Welcome to this month’s edition of Problems to Ponder! Pose them in your classroom as a challenge or try them out yourself. Have an interesting solution? Send it to email@example.com for publication in a future issue of The Variable, our monthly periodical.
The sixth cent
You toss a fair coin 6 times, and I toss a fair coin 5 times. What is the probability that you get more heads than I do?
Adapted from Barbeau, E. J., Klamkin, M. S., & Moser, W. O. J. (1995). Five hundred mathematical challenges. USA: The Mathematical Association of America.
Consider the following four dice, which have the following numbers on their faces:
- Red : 0, 1, 7, 8, 8, 9
- Blue: 5, 5, 6, 6, 7, 7
- Green: 1, 2, 3, 9, 10, 11
- Black: 3, 4, 4, 5, 11, 12
The dice are used to play the following game for two people. Player 1 chooses a die, then Player 2 chooses a die. Then, each player rolls their die. The player with the highest number showing gets a point. The first player to get 7 points wins the game. If you are Player 1, which die should you choose? If you are Player 2, which die should you choose?

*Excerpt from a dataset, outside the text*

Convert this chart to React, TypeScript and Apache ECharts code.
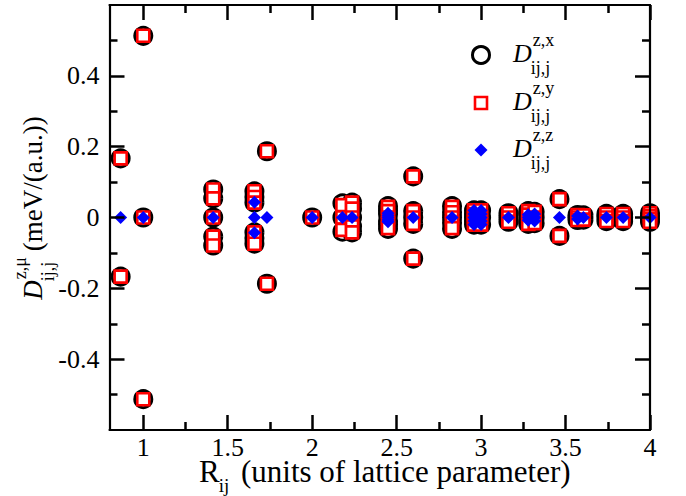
import React, { useEffect, useRef } from "react";
import * as echarts from "echarts";

// Neighbour-shell distances R_ij (units of the lattice parameter)
const shells = [
  0.866, 1.0, 1.414, 1.658, 1.732, 2.0, 2.179, 2.236, 2.449, 2.598, 2.828,
  2.958, 3.0, 3.162, 3.279, 3.317, 3.464, 3.571, 3.606, 3.742, 3.841, 4.0,
];

// D^{z,x}_{ij,j} values per shell (meV/(a.u.))
const dzx: number[][] = [
  [0.167, -0.167],
  [0.513, 0, -0.513],
  [0.079, 0.054, 0, -0.054, -0.079],
  [0.074, 0.058, 0.042, -0.042, -0.058, -0.074],
  [0.187, -0.187],
  [0],
  [0.04, 0, -0.04],
  [0.042, 0.025, 0, -0.025, -0.042],
  [0.032, 0.02, 0.01, -0.01, -0.02, -0.032],
  [0.116, 0.018, 0, -0.018, -0.116],
  [0.032, 0.015, 0, -0.015, -0.032],
  [0.02, 0.01, 0, -0.01, -0.02],
  [0.02, 0, -0.02],
  [0.012, 0, -0.012],
  [0.018, 0.008, -0.008, -0.018],
  [0.016, 0, -0.016],
  [0.052, -0.052],
  [0.007, 0, -0.007],
  [0.006, -0.006],
  [0.01, 0, -0.01],
  [0.01, 0, -0.01],
  [0.012, 0.004, -0.004, -0.012],
];

// D^{z,y}_{ij,j} values per shell
const dzy: number[][] = [
  [0.167, -0.167],
  [0.513, 0, -0.513],
  [0.079, 0.054, 0, -0.054, -0.079],
  [0.074, 0.058, 0.042, -0.042, -0.058, -0.074],
  [0.187, -0.187],
  [0],
  [0.035, 0, -0.035],
  [0.042, 0.025, 0, -0.025, -0.042],
  [0.03, 0.018, 0, -0.018, -0.03],
  [0.116, 0.018, 0, -0.018, -0.116],
  [0.03, 0.015, 0, -0.015, -0.03],
  [0.02, 0.01, 0, -0.01, -0.02],
  [0.02, 0, -0.02],
  [0.012, 0, -0.012],
  [0.018, 0.008, -0.008, -0.018],
  [0.016, 0, -0.016],
  [0.052, -0.052],
  [0.007, 0, -0.007],
  [0.006, -0.006],
  [0.01, 0, -0.01],
  [0.01, 0, -0.01],
  [0.012, 0.004, -0.004, -0.012],
];

// D^{z,z}_{ij,j} values per shell
const dzz: number[][] = [
  [0],
  [0],
  [0],
  [0.043, 0, -0.043],
  [0],
  [0],
  [0],
  [0],
  [0.012, 0.006, 0, -0.006, -0.012],
  [0],
  [0],
  [0.02, 0.01, 0, -0.01, -0.02],
  [0.02, 0.01, 0, -0.01, -0.02],
  [0],
  [0.008, 0, -0.008],
  [0.01, 0, -0.01],
  [0],
  [0.004, -0.004],
  [0],
  [0],
  [0],
  [0],
];

const xMajorTicks = [1, 1.5, 2, 2.5, 3, 3.5, 4];
const xMinorTicks = [1.25, 1.75, 2.25, 2.75, 3.25, 3.75];
const yMajorTicks = [-0.4, -0.2, 0, 0.2, 0.4];
const yMinorTicks = [-0.5, -0.3, -0.1, 0.1, 0.3, 0.5];

const SERIF = '"Liberation Serif", "Times New Roman", serif';
const TICK_FONT = 26;

function toPairs(values: number[][]): [number, number][] {
  const out: [number, number][] = [];
  values.forEach((list, i) => list.forEach((v) => out.push([shells[i], v])));
  return out;
}

function textWidth(text: string, size: number, italic = false): number {
  const ctx = document.createElement("canvas").getContext("2d");
  if (!ctx) return text.length * size * 0.5;
  ctx.font = `${italic ? "italic " : ""}${size}px ${SERIF}`;
  return ctx.measureText(text).width;
}

// Text with a super/subscript pair, laid out from baseline 0 and x 0.
function scriptText(
  base: string,
  italicBase: boolean,
  sup: string,
  sub: string,
  tail: string,
  size: number,
  small: number,
  subDrop = 0.45,
  tailGap = 0
) {
  const toMiddle = (baseline: number, s: number) => baseline - 0.3375 * s;
  const wBase = textWidth(base, size, italicBase);
  const wSup = sup ? textWidth(sup, small) : 0;
  const wSub = sub ? textWidth(sub, small) : 0;
  const children: any[] = [];
  const txt = (text: string, x: number, baseline: number, s: number, italic = false) => ({
    type: "text",
    x,
    y: toMiddle(baseline, s),
    style: {
      text,
      fill: "#000",
      fontFamily: SERIF,
      fontSize: s,
      lineHeight: Math.round(s * 0.7),
      fontStyle: italic ? "italic" : "normal",
      align: "left",
      verticalAlign: "middle",
    },
  });
  children.push(txt(base, 0, 0, size, italicBase));
  if (sup) children.push(txt(sup, wBase + 1, -0.6 * size, small));
  if (sub) children.push(txt(sub, wBase - 1, subDrop * size, small));
  let width = wBase + Math.max(wSup, wSub);
  if (tail) {
    const gap = textWidth(" ", size) + tailGap;
    children.push(txt(tail, width + gap, 0, size));
    width += gap + textWidth(tail, size);
  }
  return { children, width };
}

const xRange = { min: 0.8, max: 4 };
const yRange = { min: -0.6, max: 0.6 };
const black = "#000";

function xAxisDef(position: "top" | "bottom", ticks: number[], len: number, main: boolean, labels: boolean) {
  return {
    type: "value",
    position,
    ...xRange,
    z: 5,
    splitLine: { show: false },
    axisLine: { show: main, onZero: false, lineStyle: { color: black, width: 2.2 } },
    axisTick: { show: true, inside: true, length: len, customValues: ticks, lineStyle: { color: black, width: 2.5 } },
    axisLabel: labels
      ? { show: true, customValues: ticks, color: black, fontFamily: SERIF, fontSize: TICK_FONT, lineHeight: 18, margin: 8 }
      : { show: false },
  };
}

function yAxisDef(position: "left" | "right", ticks: number[], len: number, main: boolean, labels: boolean) {
  return {
    type: "value",
    position,
    ...yRange,
    z: 5,
    splitLine: { show: false },
    axisLine: { show: main, onZero: false, lineStyle: { color: black, width: 2.2 } },
    axisTick: { show: true, inside: true, length: len, customValues: ticks, lineStyle: { color: black, width: 2.5 } },
    axisLabel: labels
      ? { show: true, customValues: ticks, color: black, fontFamily: SERIF, fontSize: TICK_FONT, margin: 10 }
      : { show: false },
  };
}

export default function App() {
  const ref = useRef<HTMLDivElement>(null);

  useEffect(() => {
    if (!ref.current) return;
    const chart = echarts.init(ref.current, undefined, { renderer: "svg" });

    // Axis titles
    const xt = scriptText("R", false, "", "ij", "(units of lattice parameter)", 31, 19, 0.33, 3);
    const yt = scriptText("D", true, "z,μ", "ij,j", "(meV/(a.u.))", 27, 18);

    // Legend entries
    const legendRows = [
      { sup: "z,x", cy: 55 },
      { sup: "z,y", cy: 103 },
      { sup: "z,z", cy: 150 },
    ];
    const legendTexts = legendRows.map((r) => {
      const t = scriptText("D", true, r.sup, "ij,j", "", 26, 18);
      return { type: "group", x: 513, y: r.cy + 7, children: t.children };
    });

    const d = 6.5;
    chart.setOption({
      animation: false,
      grid: { left: 109.5, right: 36, top: 5, bottom: 66 },
      xAxis: [
        xAxisDef("bottom", xMajorTicks, 15, true, true),
        xAxisDef("bottom", xMinorTicks, 8, false, false),
        xAxisDef("top", xMajorTicks, 15, true, false),
        xAxisDef("top", xMinorTicks, 8, false, false),
      ],
      yAxis: [
        yAxisDef("left", yMajorTicks, 15, true, true),
        yAxisDef("left", yMinorTicks, 8, false, false),
        yAxisDef("right", yMajorTicks, 15, true, false),
        yAxisDef("right", yMinorTicks, 8, false, false),
      ],
      series: [
        {
          name: "D^{z,x}",
          type: "scatter",
          data: toPairs(dzx),
          symbol: "circle",
          symbolSize: 17,
          itemStyle: { color: "#fff", borderColor: "#000", borderWidth: 3, opacity: 1 },
          z: 2,
        },
        {
          name: "D^{z,y}",
          type: "scatter",
          data: toPairs(dzy),
          symbol: "rect",
          symbolSize: 12,
          itemStyle: { color: "#fff", borderColor: "#ff0000", borderWidth: 2.6, opacity: 1 },
          z: 3,
        },
        {
          name: "D^{z,z}",
          type: "scatter",
          data: toPairs(dzz),
          symbol: "diamond",
          symbolSize: 13,
          itemStyle: { color: "#0000ff", opacity: 1 },
          z: 4,
        },
      ],
      graphic: [
        {
          type: "group",
          x: 199,
          y: 482,
          children: xt.children,
        },
        {
          type: "group",
          x: 42,
          y: 208,
          rotation: Math.PI / 2,
          children: yt.children.map((c: any) => ({ ...c, x: c.x - yt.width / 2 })),
        },
        {
          type: "circle",
          shape: { cx: 481, cy: 55, r: 8.5 },
          style: { fill: "#fff", stroke: "#000", lineWidth: 3 },
        },
        {
          type: "rect",
          shape: { x: 475, y: 97, width: 12, height: 12 },
          style: { fill: "#fff", stroke: "#ff0000", lineWidth: 2.6 },
        },
        {
          type: "polygon",
          shape: { points: [[481, 150 - d], [481 + d, 150], [481, 150 + d], [481 - d, 150]] },
          style: { fill: "#0000ff" },
        },
        ...legendTexts,
      ],
    });

    return () => chart.dispose();
  }, []);

  return (
    <div
      ref={ref}
      style={{ position: "fixed", left: 0, top: 0, width: 686, height: 496, background: "#fff" }}
    />
  );
}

Adapted from Duelling dice. (n.d.). Retrieved from Mathematics Centre website: http://mathematicscentre.com/taskcentre/046dueld.htm
Two too many dice
Suppose you have a clear, sealed cube containing three smaller, indistinguishable six-sided dice. How can you use this three-in-one die to simulate a single, six-sided die? (Bonus: How can you use the three-in-one die to simulate two six-sided dice?)